### TO DO
Return only the lines from the top of the data down to the one that holds "0.276, 0.099, -0.004];", both included, without any pictures.

## Begin ENTRIES

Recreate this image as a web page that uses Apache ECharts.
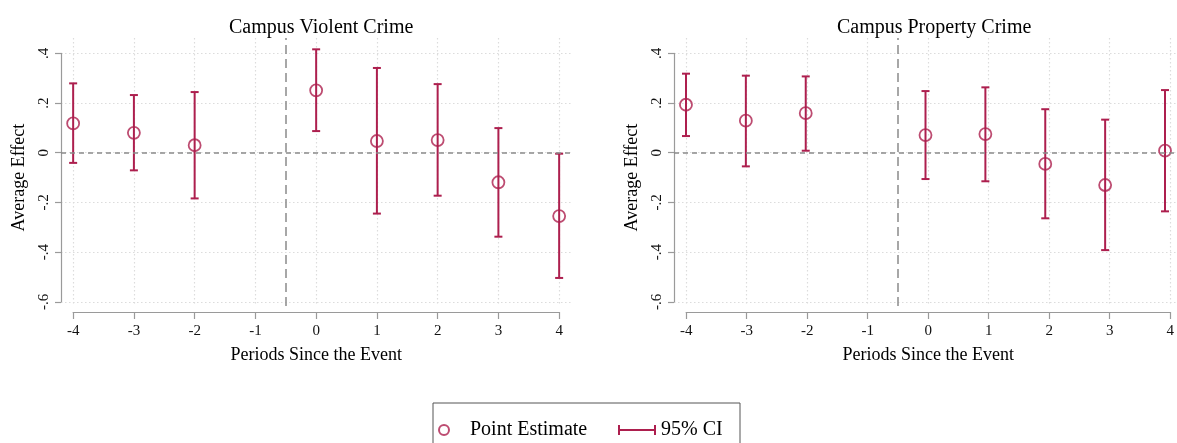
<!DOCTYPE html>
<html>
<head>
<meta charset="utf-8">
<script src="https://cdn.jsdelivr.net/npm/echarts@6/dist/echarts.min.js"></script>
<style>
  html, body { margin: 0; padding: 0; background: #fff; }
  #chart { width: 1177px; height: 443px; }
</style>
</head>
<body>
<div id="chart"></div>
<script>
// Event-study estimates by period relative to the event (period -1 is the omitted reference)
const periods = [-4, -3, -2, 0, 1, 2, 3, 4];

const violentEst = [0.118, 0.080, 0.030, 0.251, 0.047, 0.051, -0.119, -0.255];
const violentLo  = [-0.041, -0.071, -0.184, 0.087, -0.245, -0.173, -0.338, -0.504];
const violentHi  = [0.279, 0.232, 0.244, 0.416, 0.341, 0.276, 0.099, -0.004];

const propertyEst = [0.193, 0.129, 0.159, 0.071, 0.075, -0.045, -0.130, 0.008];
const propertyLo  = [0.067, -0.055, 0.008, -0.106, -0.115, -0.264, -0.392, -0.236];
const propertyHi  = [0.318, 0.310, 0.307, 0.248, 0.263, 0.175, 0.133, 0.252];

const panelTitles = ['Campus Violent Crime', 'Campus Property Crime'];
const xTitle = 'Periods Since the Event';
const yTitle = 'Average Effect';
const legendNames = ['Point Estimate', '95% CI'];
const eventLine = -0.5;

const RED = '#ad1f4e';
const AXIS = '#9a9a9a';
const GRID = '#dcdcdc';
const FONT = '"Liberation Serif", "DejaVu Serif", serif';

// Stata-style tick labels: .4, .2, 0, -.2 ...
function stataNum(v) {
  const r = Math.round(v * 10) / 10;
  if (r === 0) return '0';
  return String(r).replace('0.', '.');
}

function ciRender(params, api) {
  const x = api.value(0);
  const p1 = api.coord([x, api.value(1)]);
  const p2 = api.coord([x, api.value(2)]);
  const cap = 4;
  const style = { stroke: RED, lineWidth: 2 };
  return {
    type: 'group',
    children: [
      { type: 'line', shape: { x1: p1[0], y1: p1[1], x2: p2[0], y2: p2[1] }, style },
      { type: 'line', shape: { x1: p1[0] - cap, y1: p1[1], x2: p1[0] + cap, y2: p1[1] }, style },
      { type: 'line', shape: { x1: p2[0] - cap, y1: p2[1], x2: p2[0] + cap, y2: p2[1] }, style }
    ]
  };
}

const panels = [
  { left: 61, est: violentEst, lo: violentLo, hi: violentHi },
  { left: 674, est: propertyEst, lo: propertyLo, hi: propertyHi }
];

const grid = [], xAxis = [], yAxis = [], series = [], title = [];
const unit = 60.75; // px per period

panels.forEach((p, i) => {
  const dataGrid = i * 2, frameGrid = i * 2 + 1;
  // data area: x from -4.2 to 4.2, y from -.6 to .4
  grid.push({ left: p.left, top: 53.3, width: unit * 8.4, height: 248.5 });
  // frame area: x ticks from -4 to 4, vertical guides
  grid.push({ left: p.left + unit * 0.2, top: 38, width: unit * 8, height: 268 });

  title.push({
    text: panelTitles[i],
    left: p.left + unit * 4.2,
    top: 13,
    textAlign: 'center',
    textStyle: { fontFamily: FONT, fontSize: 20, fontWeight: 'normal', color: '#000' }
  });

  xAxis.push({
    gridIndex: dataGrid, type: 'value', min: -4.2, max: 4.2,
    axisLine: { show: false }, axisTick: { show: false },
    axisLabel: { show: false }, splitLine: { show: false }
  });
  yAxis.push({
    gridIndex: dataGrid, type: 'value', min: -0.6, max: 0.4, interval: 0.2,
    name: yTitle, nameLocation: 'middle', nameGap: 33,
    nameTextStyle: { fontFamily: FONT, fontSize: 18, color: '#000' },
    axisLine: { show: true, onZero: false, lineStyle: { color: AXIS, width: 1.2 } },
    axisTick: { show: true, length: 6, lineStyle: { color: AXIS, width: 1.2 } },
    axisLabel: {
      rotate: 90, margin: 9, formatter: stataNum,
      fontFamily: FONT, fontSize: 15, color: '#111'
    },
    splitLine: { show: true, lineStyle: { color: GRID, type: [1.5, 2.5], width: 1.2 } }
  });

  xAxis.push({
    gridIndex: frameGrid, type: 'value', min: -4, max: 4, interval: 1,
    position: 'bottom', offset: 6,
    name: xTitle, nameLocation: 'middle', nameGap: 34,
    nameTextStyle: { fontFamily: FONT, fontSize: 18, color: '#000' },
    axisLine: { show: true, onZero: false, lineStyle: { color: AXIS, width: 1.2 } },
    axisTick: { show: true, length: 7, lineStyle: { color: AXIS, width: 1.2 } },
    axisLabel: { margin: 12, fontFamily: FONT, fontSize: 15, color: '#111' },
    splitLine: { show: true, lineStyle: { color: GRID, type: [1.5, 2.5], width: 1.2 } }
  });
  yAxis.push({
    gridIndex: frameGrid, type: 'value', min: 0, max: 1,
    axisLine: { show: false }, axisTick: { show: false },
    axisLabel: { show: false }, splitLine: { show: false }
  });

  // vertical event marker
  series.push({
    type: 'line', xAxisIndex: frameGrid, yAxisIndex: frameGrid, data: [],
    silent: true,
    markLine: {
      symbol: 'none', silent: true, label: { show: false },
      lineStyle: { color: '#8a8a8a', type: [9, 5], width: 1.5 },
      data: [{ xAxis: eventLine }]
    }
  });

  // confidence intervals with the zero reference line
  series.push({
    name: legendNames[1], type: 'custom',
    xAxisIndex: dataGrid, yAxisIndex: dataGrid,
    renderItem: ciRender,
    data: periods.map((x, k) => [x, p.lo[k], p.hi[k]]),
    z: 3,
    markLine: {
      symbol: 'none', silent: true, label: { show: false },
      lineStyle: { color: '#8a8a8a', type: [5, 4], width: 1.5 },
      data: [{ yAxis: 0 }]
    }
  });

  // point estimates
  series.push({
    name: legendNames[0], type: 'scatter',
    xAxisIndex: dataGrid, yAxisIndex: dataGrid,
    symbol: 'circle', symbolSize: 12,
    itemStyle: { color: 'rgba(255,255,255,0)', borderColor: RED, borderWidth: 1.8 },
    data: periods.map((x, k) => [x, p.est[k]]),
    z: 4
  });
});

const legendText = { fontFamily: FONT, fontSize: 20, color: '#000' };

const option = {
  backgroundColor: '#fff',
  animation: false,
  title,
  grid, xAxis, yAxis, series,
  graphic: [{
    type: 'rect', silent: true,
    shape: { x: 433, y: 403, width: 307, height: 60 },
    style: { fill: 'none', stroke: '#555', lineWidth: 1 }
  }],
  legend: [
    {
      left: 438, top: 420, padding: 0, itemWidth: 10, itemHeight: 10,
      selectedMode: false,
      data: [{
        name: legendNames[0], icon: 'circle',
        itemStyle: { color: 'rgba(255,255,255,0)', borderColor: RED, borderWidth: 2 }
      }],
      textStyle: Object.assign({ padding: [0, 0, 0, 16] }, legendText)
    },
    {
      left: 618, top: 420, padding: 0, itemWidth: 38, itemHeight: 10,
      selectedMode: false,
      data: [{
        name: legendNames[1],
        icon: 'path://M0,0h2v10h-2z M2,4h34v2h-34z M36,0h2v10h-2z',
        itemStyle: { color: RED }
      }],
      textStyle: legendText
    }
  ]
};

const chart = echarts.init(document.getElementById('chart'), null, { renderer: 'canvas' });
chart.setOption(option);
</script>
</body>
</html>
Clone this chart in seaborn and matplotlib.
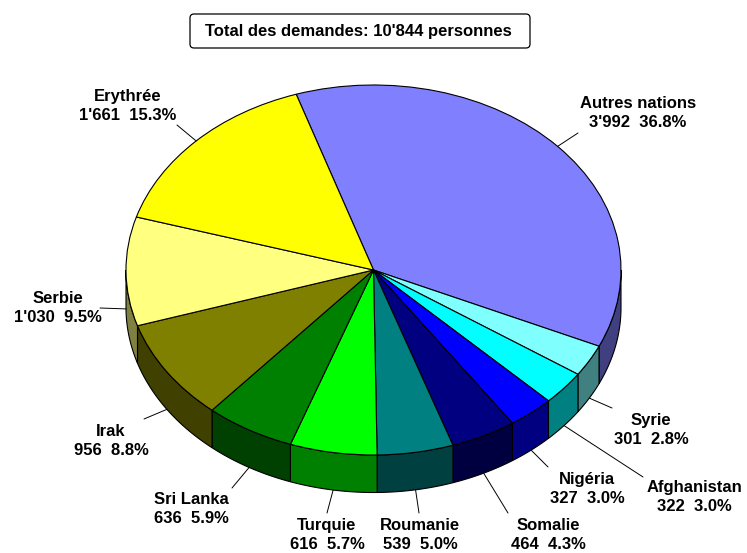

## End ENTRIES

### ANSWER
Recreate this image as a web page that uses Apache ECharts.
<!DOCTYPE html>
<html>
<head>
<meta charset="utf-8">
<script src="https://cdn.jsdelivr.net/npm/echarts@6/dist/echarts.min.js"></script>
<style>
  html, body { margin: 0; padding: 0; background: #fff; }
  #chart { width: 1177px; height: 443px; }
</style>
</head>
<body>
<div id="chart"></div>
<script>
// Event-study estimates by period relative to the event (period -1 is the omitted reference)
const periods = [-4, -3, -2, 0, 1, 2, 3, 4];

const violentEst = [0.118, 0.080, 0.030, 0.251, 0.047, 0.051, -0.119, -0.255];
const violentLo  = [-0.041, -0.071, -0.184, 0.087, -0.245, -0.173, -0.338, -0.504];
const violentHi  = [0.279, 0.232, 0.244, 0.416, 0.341, 0.276, 0.099, -0.004];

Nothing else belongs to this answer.